Whitman’s engaging emphasis on self-creation curiously foreshadows Warner’s characterization of the public sphere as equally poetical as rational. We need the tools not just of argument but also of creation and imagination. Just as curiously, though, Whitman’s un-self-acknowledged queerness, despite all of this love of comrades, portends the circulation even in the emerging American public sphere of normative sex/gender expectations and the forceable silences around non-normative erotic and intimate expression. Whitman can push some boundaries, but he certainly felt he could not break them.

We begin, even more specifically, with a visit of one poet to another: Oscar Wilde and Walt Whitman. The two while away an afternoon over elderberry wine, the Irish poet leaving with Whitman’s “kiss still on [his] lips” and writing back to friends in England that there is “no doubt” Whitman is one of the boys. Whitman remembers Wilde fondly, too, calling him a “fine large handsome youngster” (Schmidgall 283). Whitman would die in about a decade, near the height of Wilde’s fame and fortune; the Irishman himself just a few years away from scandal, disgrace, and imprisonment. In the two poets—two such totally different poets, with Wilde’s dandyism and cultured elegance contrasting sharply with Whitman’s down-to-earth (but cultivated) rustic sensibility—we sense the emergence of enabling tensions in queer rhetorical practice. Both are clearly queer, in their investment in the homoerotic, but also in their insistence, variously performed, of the inter-relationship between sex and politics (Schmidgall 283-337).

Walt Whitman (1st 2 Verses) “Song of Myself.” YouTube.com

As famously as their lives may have become figured in the larger public discourses marking the construction and circulation of a homosexual identity, the narrative of their lives is not directly on point here. Such narratives give us the identity story: here is one of us, here is our past. We do not deny the identification, but we resist that seduction just long enough to look again at the work, for in the work we see articulated the emergence of recognizably queer rhetorics, a “density of text which emerges at the same time as an overt discourse of homosexuality in the United States and Western Europe” (Cope 124); within that density of text, we see an emerging critique of normative relations as figured on sex and sexuality. Specifically, Whitman offers us the expansive line, the cataloguing of diversity, the capacious appreciation and eroticization of everything—“The scent of these armpits is aroma finer than prayer”—that includes the love of comrades and manly love, however homosocial. In contrast, Wilde savagely attacks, albeit with the pinpoint of humor, offering us a moralistic novel about someone named Dorian Gray who suspends morality to pursue hedonism and the remaking of the self. Wilde prefaces this text with an aesthetic manifesto that denies the morality of any text, and at the same time laces the stage with drawing-room comedies that reduce the most important and “earnest” Victorian values to so much empty posturing, devoid of referential content. As Roger Moss puts it in his article, “The Rhetoric that Dare Not Speak Its Name,” “Wilde’s wit…is rhetoric directed against rhetoric. It uses verbal formulations of great elegance to attack precisely that area of conventional language where language and values not only coincide to formulate [types] of behaviour, but where language itself becomes a sign of sustainable values” (111).

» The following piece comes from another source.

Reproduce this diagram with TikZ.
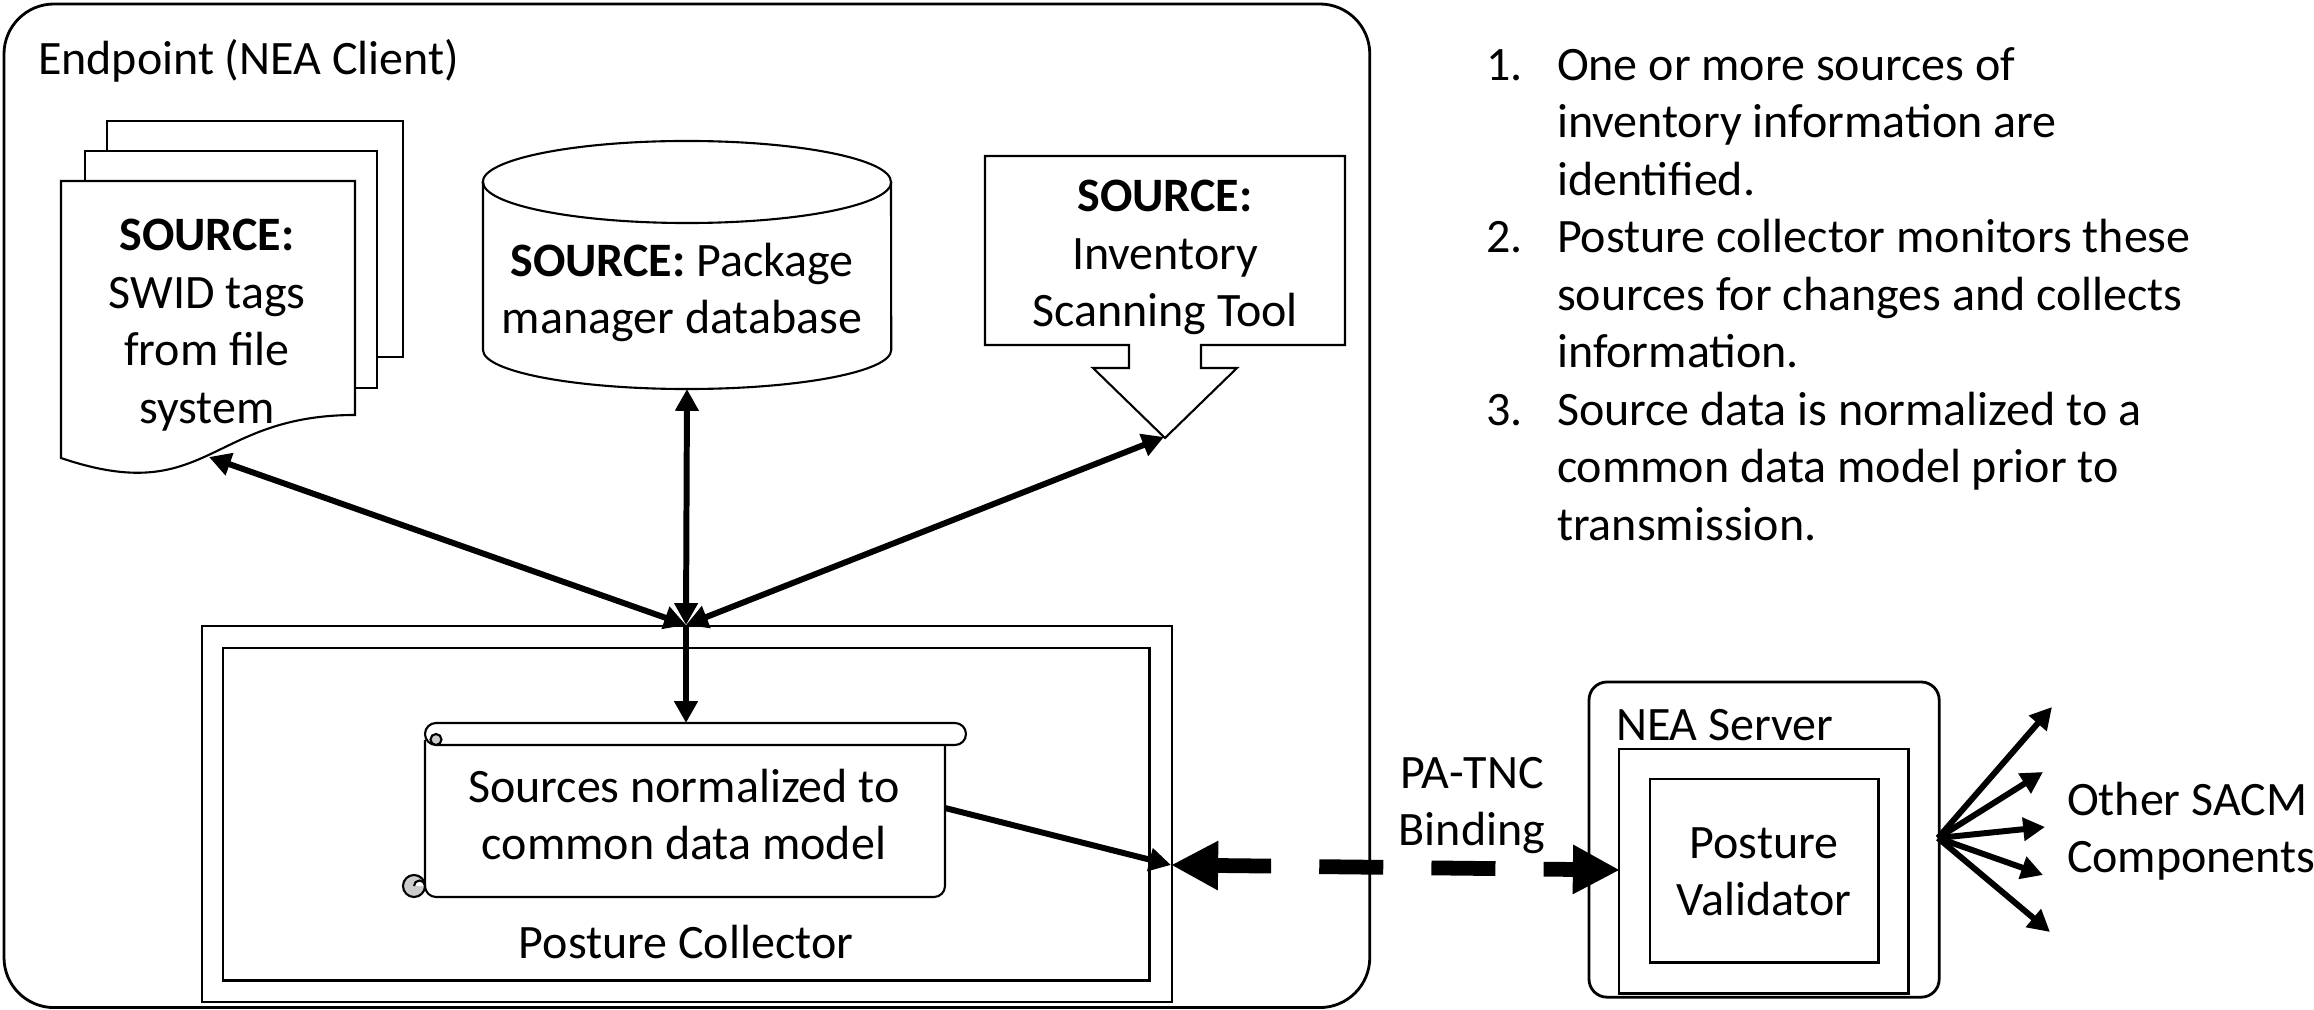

Whitman expands himself and his vision of the country to make sure that he’s included; Wilde, an outsider by birth (Ireland) and disposition (a sodomite) shows from deep inside the rotting of a culture’s values at its core. Both moves strike us as delightfully queer: on one hand, the expansiveness of Whitman becomes so ridiculous, so ludicrous that it risks intelligibility and returns us to the body as the playground of the senses, where we truly know and connect:

Through me forbidden voices,

Voices of sexes and lusts….voices veiled, and I remove the veil,

Voices indecent by me clarified and transfigured. (48)

On the other hand, Wilde is equally outrageous, but his game is one not of expansion but of reductio ad absurdum in that he shows us the freeing possibility of the Nietzschean transvaluation of all values. Empty a value of its meaning—earnestness, say—and you can fuck, I mean marry, whom you want. Put another way, Whitman wants to value everything, Wilde nothing—but both relations to value (embrace and rejection) are mobilized for political ends: specifically, to call into question the narrowed values of the cultures in which these men lived and wrote. If both felt constrained by the sexual politics of their day, if both felt around them the lack of imagination necessary to envision different kinds of freedom, then both sought ways to question the values that kept most people’s imaginations barely fed.

Certainly, this capacious cataloguing is not unique to Whitman. Most notably, as Karin M. Cope points out, Gertrude Stein’s “passionate grammar” gives us “difficult words” that open out onto “not transparency, but the productive power borne in the density, resistance, and publicity of language” (132).

We see in the years following Whitman and Wilde a century of queer rhetorical strategies playing themselves out. Whitman’s heirs—Langston Hughes, Allen Ginsberg, June Jordan, Audre Lorde, and even Adrienne Rich in her troubled but nonetheless Whitmanian “dream of a common language”—grapple queerly with the bard’s vision and its aftermath, with the failure of the Enlightenment to make good on its promise of the “pursuit of life, liberty, and happiness” for its citizens. In these poets’ expansive lines, their capacious cataloguing is just as often the laundry list of injustices enumerated by those denied Whitman’s inclusive vision. Wilde’s heirs—Warhol, ACT UP, Queer Nation, Lesbian Avengers—perform and re-perform the ridiculous and ridiculously empty gendered and sexed norms of our culture, questioning the ontological sincerity of values as practiced by those deemed bigots and hypocrites. Here we find a provocative set of legacies, demanding attention in the public sphere that would otherwise deny or delimit our existence.